Exercise directions |
Show all lines holding "chart".

Dataset section |
--- Begin ---

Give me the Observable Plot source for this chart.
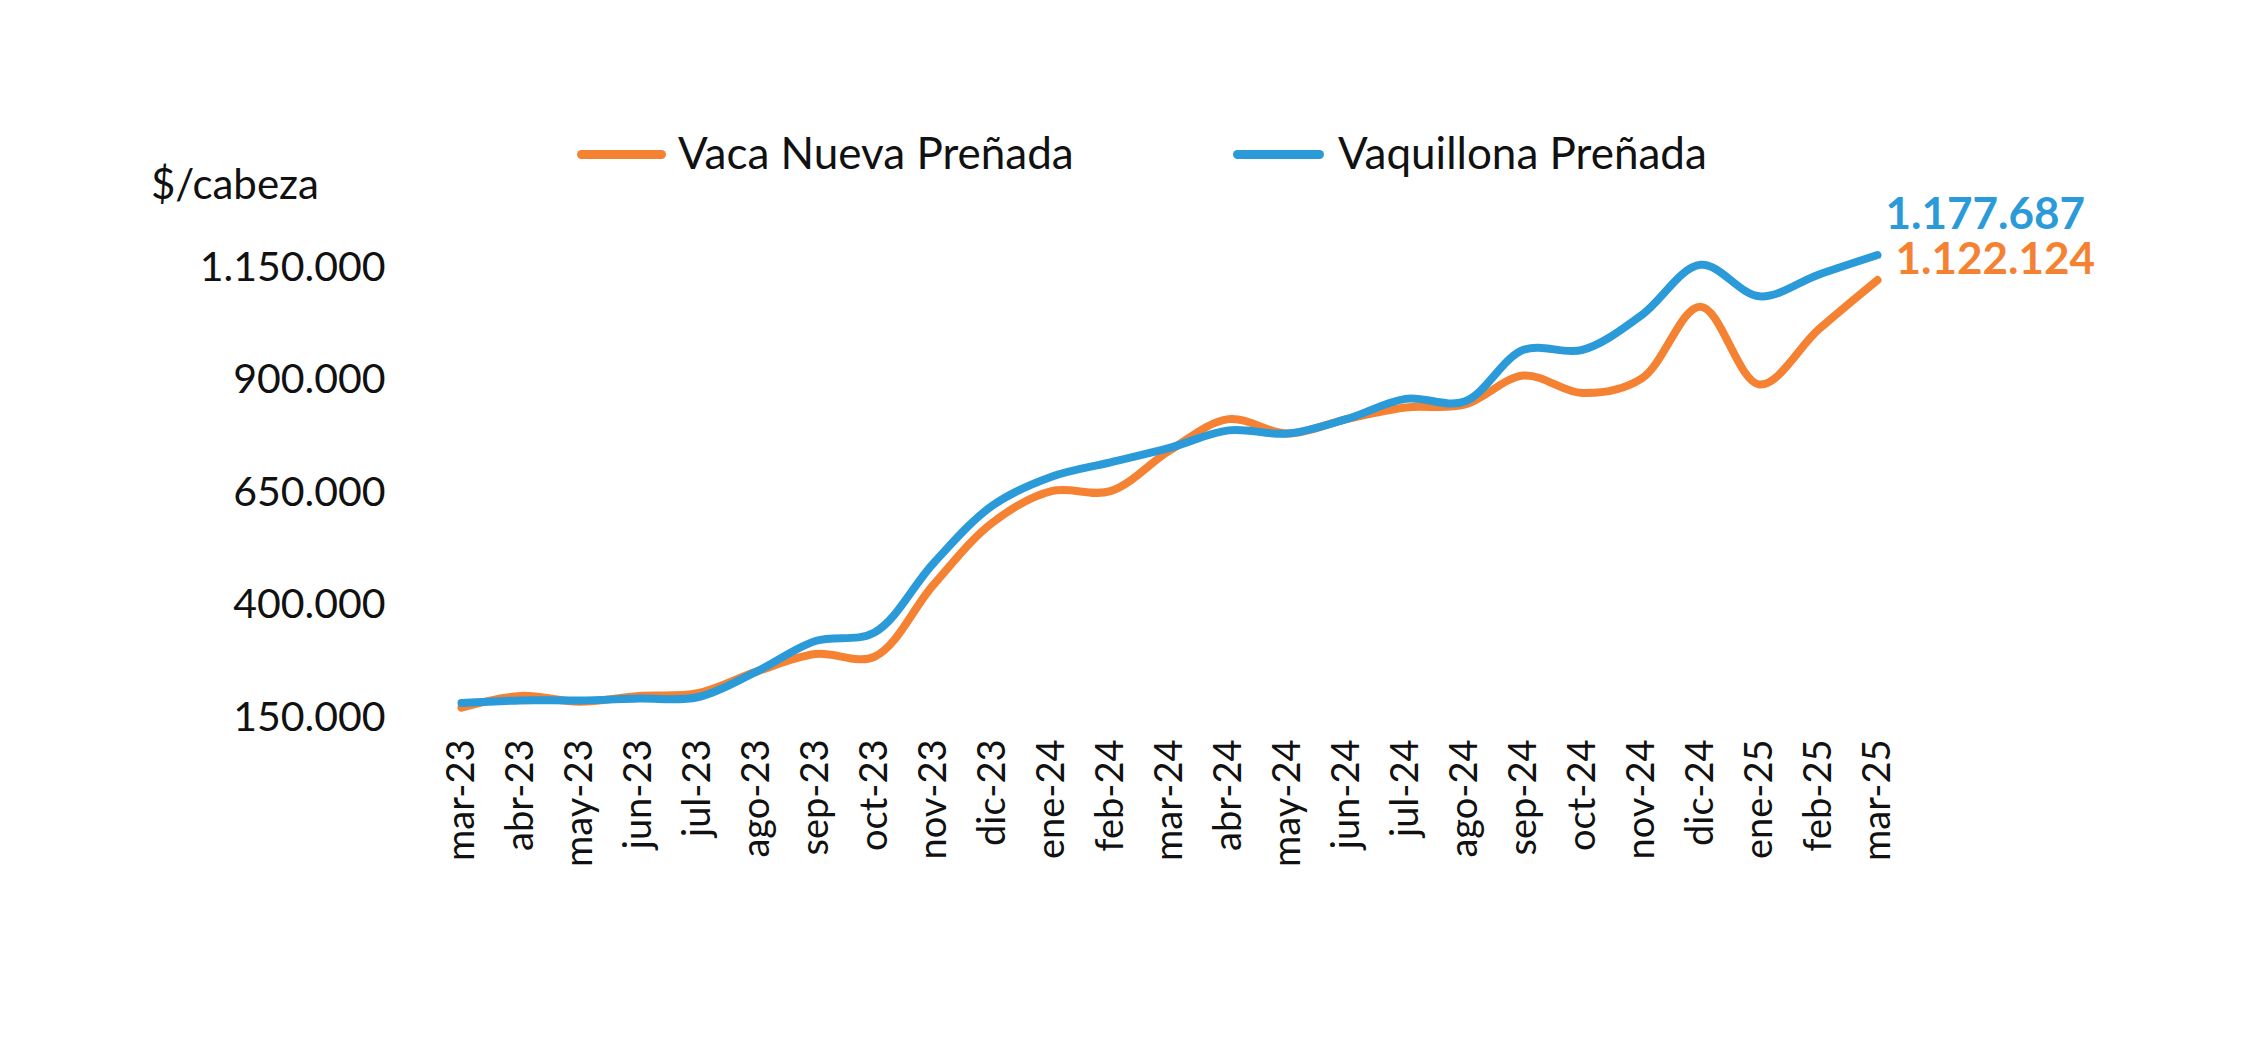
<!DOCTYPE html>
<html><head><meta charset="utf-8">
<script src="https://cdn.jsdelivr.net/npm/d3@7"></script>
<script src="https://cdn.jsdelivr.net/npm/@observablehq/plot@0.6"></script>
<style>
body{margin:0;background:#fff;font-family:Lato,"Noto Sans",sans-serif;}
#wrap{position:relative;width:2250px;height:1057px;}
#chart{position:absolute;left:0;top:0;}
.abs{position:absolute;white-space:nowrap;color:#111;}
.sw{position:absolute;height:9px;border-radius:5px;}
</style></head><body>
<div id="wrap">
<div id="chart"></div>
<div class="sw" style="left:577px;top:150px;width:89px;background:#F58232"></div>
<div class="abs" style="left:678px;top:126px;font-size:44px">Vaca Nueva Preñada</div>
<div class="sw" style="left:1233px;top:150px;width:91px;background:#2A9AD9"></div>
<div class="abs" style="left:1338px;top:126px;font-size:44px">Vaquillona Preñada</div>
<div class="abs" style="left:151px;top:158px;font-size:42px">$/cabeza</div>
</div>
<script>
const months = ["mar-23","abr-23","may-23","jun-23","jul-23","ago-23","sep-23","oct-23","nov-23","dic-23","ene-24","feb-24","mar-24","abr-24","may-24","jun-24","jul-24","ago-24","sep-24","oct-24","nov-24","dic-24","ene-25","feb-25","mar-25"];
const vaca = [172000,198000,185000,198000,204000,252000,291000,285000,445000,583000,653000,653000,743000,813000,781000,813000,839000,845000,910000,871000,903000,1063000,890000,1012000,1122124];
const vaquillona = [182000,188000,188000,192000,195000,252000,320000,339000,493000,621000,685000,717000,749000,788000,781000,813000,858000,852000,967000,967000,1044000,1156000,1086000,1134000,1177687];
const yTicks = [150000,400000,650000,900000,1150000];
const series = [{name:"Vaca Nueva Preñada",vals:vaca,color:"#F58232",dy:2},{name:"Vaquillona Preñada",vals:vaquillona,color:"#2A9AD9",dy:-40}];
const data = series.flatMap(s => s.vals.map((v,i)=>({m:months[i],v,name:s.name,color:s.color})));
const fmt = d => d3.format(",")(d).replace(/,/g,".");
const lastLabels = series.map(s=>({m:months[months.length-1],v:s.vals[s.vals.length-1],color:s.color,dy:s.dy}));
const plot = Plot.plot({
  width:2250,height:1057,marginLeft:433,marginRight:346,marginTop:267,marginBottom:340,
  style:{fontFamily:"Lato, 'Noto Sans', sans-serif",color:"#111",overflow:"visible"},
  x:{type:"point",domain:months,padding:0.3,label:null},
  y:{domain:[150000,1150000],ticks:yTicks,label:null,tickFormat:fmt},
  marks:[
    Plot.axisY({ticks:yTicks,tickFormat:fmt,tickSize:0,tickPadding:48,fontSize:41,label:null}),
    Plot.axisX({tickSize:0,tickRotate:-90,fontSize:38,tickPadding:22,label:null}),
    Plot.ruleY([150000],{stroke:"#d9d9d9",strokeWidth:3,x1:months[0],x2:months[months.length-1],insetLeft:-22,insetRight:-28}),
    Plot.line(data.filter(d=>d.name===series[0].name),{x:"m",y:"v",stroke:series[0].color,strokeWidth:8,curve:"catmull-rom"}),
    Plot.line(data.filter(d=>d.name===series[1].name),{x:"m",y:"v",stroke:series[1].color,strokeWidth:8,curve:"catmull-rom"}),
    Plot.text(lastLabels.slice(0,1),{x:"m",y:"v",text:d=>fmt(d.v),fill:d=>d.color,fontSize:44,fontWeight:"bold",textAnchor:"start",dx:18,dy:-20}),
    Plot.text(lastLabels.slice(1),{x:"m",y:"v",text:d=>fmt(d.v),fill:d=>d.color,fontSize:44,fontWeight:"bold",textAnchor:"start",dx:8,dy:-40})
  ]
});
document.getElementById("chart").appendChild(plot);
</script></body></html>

--- End ---

Response to the exercise |
Give me the Observable Plot source for this chart.
#chart{position:absolute;left:0;top:0;}
<div id="chart"></div>
document.getElementById("chart").appendChild(plot);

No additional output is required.